The murder of the Marrs, however, was more dramatic than the slow deaths of so many from hunger, or the faraway deaths of soldiers and sailors in unending war, and the story was soon everywhere. The Ratcliffe Highway was a busy, populous working-class street in a busy, populous working-class area near the docks. At around midnight on the evening of his death, Marr was ready to shut up shop. (Working-class shops regularly stayed open until after ten, to serve their clientele on their way home after their fourteen-hour workdays. On Saturdays, pay day, many shops closed after midnight.) The hosier sent his servant, Margaret Jewell, to pay an outstanding bill at the baker's, and to buy the family supper. After paying the bill she looked for an oyster stall. Oysters were a common supper food, being cheap, on sale at street stalls and needing no cooking. The first stall she came to had shut up for the night, and looking for another she lost her bearings – before gas lighting streets had only the occasional oil lamp in a window to guide passers-by – and was away for longer than expected, returning around 1 a.m.* She knocked; knocked again. She heard scuffling, someone breathing on the other side of the door, but no one opened it. She stopped the parish watchman on his rounds, telling him she knew the Marrs were in, she had even heard them, but no one was answering the door. He had passed by earlier, he said, and had tapped on the window to tell Marr that one of his shutters was loose. A man had called out, 'We know it!' Now he wondered who had spoken.

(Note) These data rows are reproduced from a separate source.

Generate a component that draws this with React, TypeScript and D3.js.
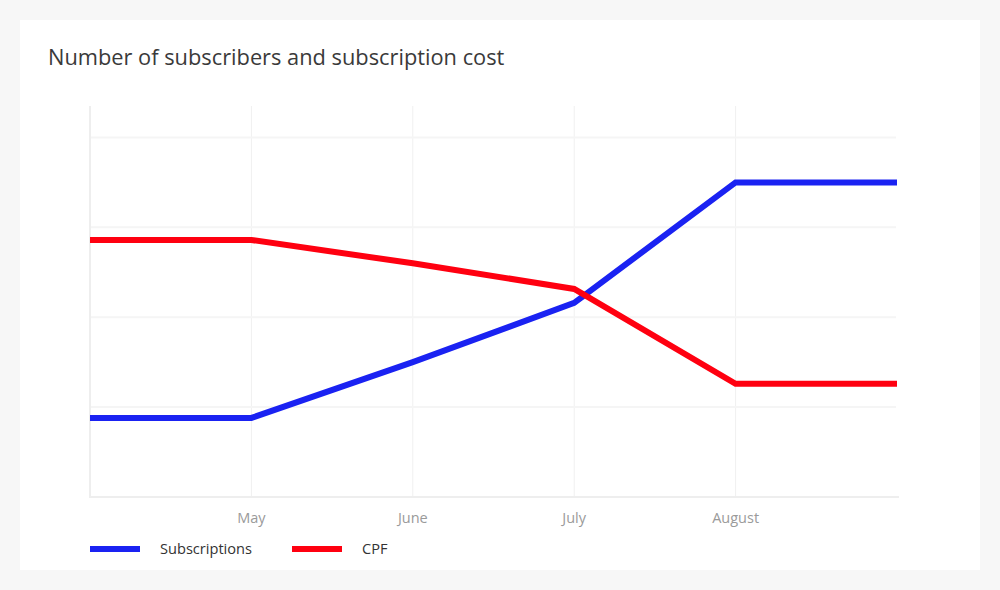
import * as d3 from "d3";

// months along the x axis; only the inner four carry a label
const months = ["April", "May", "June", "July", "August", "September"];
const tickLabels = ["", "May", "June", "July", "August", ""];

// series values
const subscriptions = [17.6, 17.6, 30, 43.2, 70, 70];
const cpf = [57.2, 57.2, 52, 46.3, 25.2, 25.2];

const yTicks = [0, 20, 40, 60, 80];

const seriesNames = ["Subscriptions", "CPF"];
const seriesColors = ["#1a22f2", "#ff0010"];

const App = () => {
    const width = 1000;
    const height = 590;
    const margin = { left: 90, right: 103, top: 106, bottom: 93 };

    const xScale = d3
        .scalePoint()
        .domain(months)
        .range([margin.left, width - margin.right]);

    const yScale = d3
        .scaleLinear()
        .domain([0, 87])
        .range([height - margin.bottom, margin.top]);

    const lineGenerator = (values) =>
        d3
            .line()
            .x((d, i) => xScale(months[i]))
            .y((d) => yScale(d))(values);

    const series = [subscriptions, cpf];
    const font = "'Open Sans', Lato, sans-serif";
    const lastX = xScale(months[months.length - 1]);

    return (
        <svg
            width={width}
            height={height}
            style={{ position: "absolute", left: 0, top: 0 }}
        >
            <rect width={width} height={height} fill="#f7f7f7" />
            <rect x={20} y={20} width={960} height={550} fill="#ffffff" />
            <text
                x={48}
                y={65}
                fontFamily={font}
                fontSize={21.8}
                fill="#3a3a3a"
            >
                Number of subscribers and subscription cost
            </text>

            {/* vertical grid (none at the last point) */}
            {months.slice(1, -1).map((m) => (
                <line
                    key={m}
                    x1={xScale(m)}
                    x2={xScale(m)}
                    y1={margin.top}
                    y2={yScale(0)}
                    stroke="#f0f0f0"
                    strokeWidth={1}
                />
            ))}
            {/* horizontal grid */}
            {yTicks.slice(1).map((t) => (
                <line
                    key={t}
                    x1={margin.left}
                    x2={lastX - 1}
                    y1={yScale(t)}
                    y2={yScale(t)}
                    stroke="#f5f5f5"
                    strokeWidth={2}
                />
            ))}
            {/* axes */}
            <line
                x1={margin.left}
                x2={margin.left}
                y1={margin.top}
                y2={yScale(0)}
                stroke="#eeeeee"
                strokeWidth={2}
            />
            <line
                x1={margin.left - 1}
                x2={lastX + 2}
                y1={yScale(0)}
                y2={yScale(0)}
                stroke="#eeeeee"
                strokeWidth={2}
            />
            {months.map((m, i) => (
                <text
                    key={m}
                    x={xScale(m)}
                    y={523}
                    textAnchor="middle"
                    fontFamily={font}
                    fontSize={14.5}
                    fill="#9a9a9a"
                >
                    {tickLabels[i]}
                </text>
            ))}

            {series.map((values, i) => (
                <path
                    key={seriesNames[i]}
                    d={lineGenerator(values)}
                    stroke={seriesColors[i]}
                    strokeWidth={6}
                    fill="none"
                    strokeLinejoin="miter"
                />
            ))}

            {/* legend */}
            {seriesNames.map((name, i) => {
                const lx = 90 + i * 202;
                return (
                    <g key={name}>
                        <line
                            x1={lx}
                            x2={lx + 50}
                            y1={549}
                            y2={549}
                            stroke={seriesColors[i]}
                            strokeWidth={6}
                        />
                        <text
                            x={lx + 70}
                            y={554}
                            fontFamily={font}
                            fontSize={14.6}
                            fill="#333333"
                        >
                            {name}
                        </text>
                    </g>
                );
            })}
        </svg>
    );
};

export default App;
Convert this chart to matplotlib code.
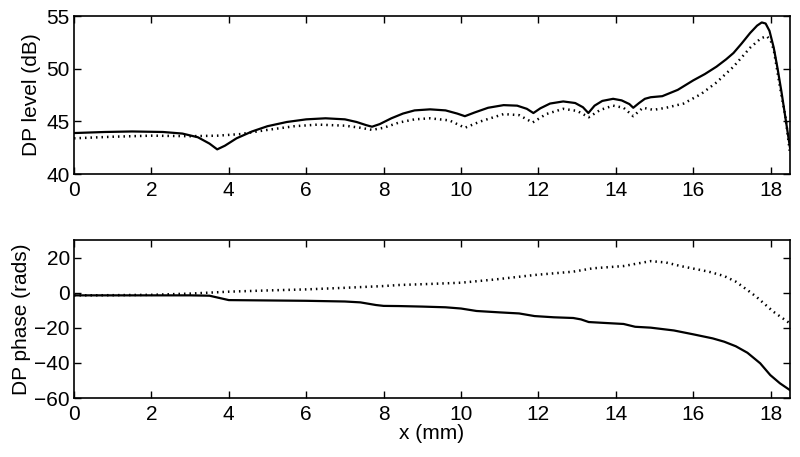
import matplotlib.pyplot as plt
import numpy as np

plt.rcParams['font.family'] = ['Liberation Sans', 'DejaVu Sans']

# DP level (dB) - solid and dotted curves
x_lvl_solid = [0, 0.8, 1.5, 2.3, 2.8, 3.2, 3.5, 3.7, 3.9, 4.2, 4.6, 5.0, 5.5, 6.0, 6.5, 7.0,
               7.3, 7.55, 7.7, 7.9, 8.2, 8.5, 8.8, 9.2, 9.6, 9.9, 10.1, 10.35, 10.7, 11.1, 11.45,
               11.7, 11.87, 12.05, 12.3, 12.64, 12.95, 13.15, 13.29, 13.45, 13.65, 13.93, 14.15,
               14.35, 14.45, 14.6, 14.75, 14.9, 15.2, 15.6, 16.0, 16.3, 16.6, 16.85, 17.04,
               17.25, 17.47, 17.65, 17.77, 17.87, 17.97, 18.08, 18.18, 18.28, 18.38, 18.5]
y_lvl_solid = [43.9, 44.0, 44.05, 44.0, 43.85, 43.5, 42.9, 42.35, 42.7, 43.4, 44.05, 44.55, 44.95,
               45.2, 45.3, 45.2, 44.95, 44.65, 44.5, 44.75, 45.3, 45.75, 46.05, 46.15, 46.05,
               45.75, 45.5, 45.85, 46.3, 46.55, 46.5, 46.2, 45.8, 46.25, 46.7, 46.9, 46.75,
               46.35, 45.8, 46.5, 46.95, 47.15, 47.0, 46.65, 46.3, 46.75, 47.15, 47.3, 47.4,
               48.0, 48.9, 49.5, 50.2, 50.9, 51.5, 52.4, 53.4, 54.1, 54.4, 54.3, 53.6, 52.0,
               50.0, 47.8, 45.4, 42.5]

x_lvl_dot = [0, 1.0, 2.0, 3.0, 3.7, 4.3, 5.0, 5.7, 6.3, 7.0, 7.4, 7.7, 8.0, 8.4, 8.8, 9.2,
             9.7, 10.1, 10.5, 11.1, 11.5, 11.85, 12.2, 12.64, 13.0, 13.3, 13.6, 13.93, 14.2,
             14.45, 14.7, 14.97, 15.3, 15.75, 16.2, 16.6, 17.04, 17.47, 17.75, 17.9, 18.0,
             18.08, 18.24, 18.38, 18.5]
y_lvl_dot = [43.4, 43.55, 43.65, 43.6, 43.65, 43.8, 44.2, 44.55, 44.7, 44.6, 44.4, 44.2, 44.4,
             44.9, 45.2, 45.3, 45.1, 44.4, 45.0, 45.7, 45.6, 44.9, 45.7, 46.2, 46.0, 45.4,
             46.1, 46.5, 46.3, 45.5, 46.3, 46.1, 46.3, 46.7, 47.6, 48.7, 50.2, 52.0, 52.9,
             53.1, 52.7, 51.8, 48.3, 45.5, 42.0]

# DP phase (rads)
x_ph_solid = [0, 1.0, 2.0, 3.0, 3.5, 3.8, 4.0, 5.0, 6.0, 7.0, 7.4, 7.8, 8.0, 8.4, 9.0, 9.6,
              10.0, 10.4, 11.0, 11.5, 11.9, 12.4, 12.9, 13.1, 13.3, 13.7, 14.2, 14.5, 14.9,
              15.5, 16.0, 16.5, 16.8, 17.1, 17.4, 17.73, 17.99, 18.24, 18.5]
y_ph_solid = [-1.5, -1.5, -1.5, -1.5, -1.7, -3.2, -4.2, -4.4, -4.6, -5.0, -5.5, -7.0, -7.5,
              -7.6, -7.9, -8.3, -9.0, -10.4, -11.2, -11.8, -13.3, -14.0, -14.4, -15.2, -16.7,
              -17.2, -17.8, -19.4, -19.9, -21.5, -23.7, -26.0, -27.9, -30.5, -34.2, -40.2,
              -46.9, -51.6, -55.5]

x_ph_dot = [0, 1.0, 2.0, 3.0, 4.0, 5.0, 6.0, 7.0, 8.0, 8.4, 9.2, 10.0, 10.9, 11.9, 12.9,
            13.4, 14.2, 14.9, 15.3, 15.67, 16.4, 16.8, 17.1, 17.4, 17.63, 18.07, 18.5]
y_ph_dot = [-1.5, -1.4, -1.2, -0.5, 0.6, 1.3, 1.9, 2.8, 3.8, 4.4, 5.0, 5.7, 7.6, 10.1, 12.0,
            13.9, 15.2, 18.0, 17.2, 15.2, 12.0, 9.5, 6.3, 1.5, -2.3, -10.8, -17.5]

fig = plt.figure(figsize=(8, 4.57), dpi=100)
ax1 = fig.add_axes([0.0925, 0.619, 0.895, 0.3457])
ax2 = fig.add_axes([0.0925, 0.129, 0.895, 0.3457])

dot_style = (0, (0.6, 1.6))

ax1.plot(x_lvl_solid, y_lvl_solid, color='black', lw=1.6)
ax1.plot(x_lvl_dot, y_lvl_dot, color='black', lw=1.8, linestyle=dot_style)
ax1.set_xlim(0, 18.5)
ax1.set_ylim(40, 55)
ax1.set_yticks([40, 45, 50, 55])
ax1.set_xticks(np.arange(0, 19, 2))
ax1.set_ylabel('DP level (dB)', fontsize=15, labelpad=4)

ax2.plot(x_ph_solid, y_ph_solid, color='black', lw=1.6)
ax2.plot(x_ph_dot, y_ph_dot, color='black', lw=1.8, linestyle=dot_style)
ax2.set_xlim(0, 18.5)
ax2.set_ylim(-60, 30)
ax2.set_yticks([-60, -40, -20, 0, 20])
ax2.set_yticklabels(['\u221260', '\u221240', '\u221220', '0', '20'])
ax2.set_xticks(np.arange(0, 19, 2))
ax2.set_ylabel('DP phase (rads)', fontsize=15, labelpad=2)
ax2.set_xlabel('x (mm)', fontsize=15, labelpad=0)

for ax in (ax1, ax2):
    ax.tick_params(direction='in', top=True, right=True, length=5, width=1,
                   labelsize=15)
    ax.tick_params(axis='x', pad=5)
    ax.tick_params(axis='y', pad=3)
    for s in ax.spines.values():
        s.set_linewidth(1.2)

plt.savefig('out.png', dpi=100)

Their talking attracted the attention of Marr's next-door neighbour, a pawnbroker. From his window he could see that the Marrs' back door was open. With the encouragement of the neighbours and the watchman, he climbed the fence between the houses and entered (some reports say it was the watchman who entered). Whichever man it was, once inside he found a scene from a horror film. Marr and his apprentice were lying in the shop, battered to death. The apprentice had been attacked so ferociously that fragments of his brains were later found on the ceiling. Blood was everywhere. Mrs Marr was lying dead halfway to the door leading downstairs. The pawnbroker staggered to the front door, shouting, 'Murder – murder has been done!' and the watchman swung his rattle to summon help. Soon an officer from the Thames Division Police Office appeared. Meanwhile Margaret Jewell rushed in with a group of excited bystanders, looking for the baby. They found him lying in his cradle in the kitchen, his throat cut. Some money was scattered on the shop counter, but £150 Marr had tucked away was untouched. On the counter lay an iron ripping chisel, which seemed not to have been used; in the kitchen, covered with blood and hair, was a ship's carpenter's peen maul – a hammer with sharpened ends. A razor or knife must have been used on the baby, but none was found. Outside the back door were two sets of bloody footprints, and a babble of voices reported that a couple of men, maybe more, no one was quite sure, had been seen running away from the general direction of the Marrs' house at more or less the right time.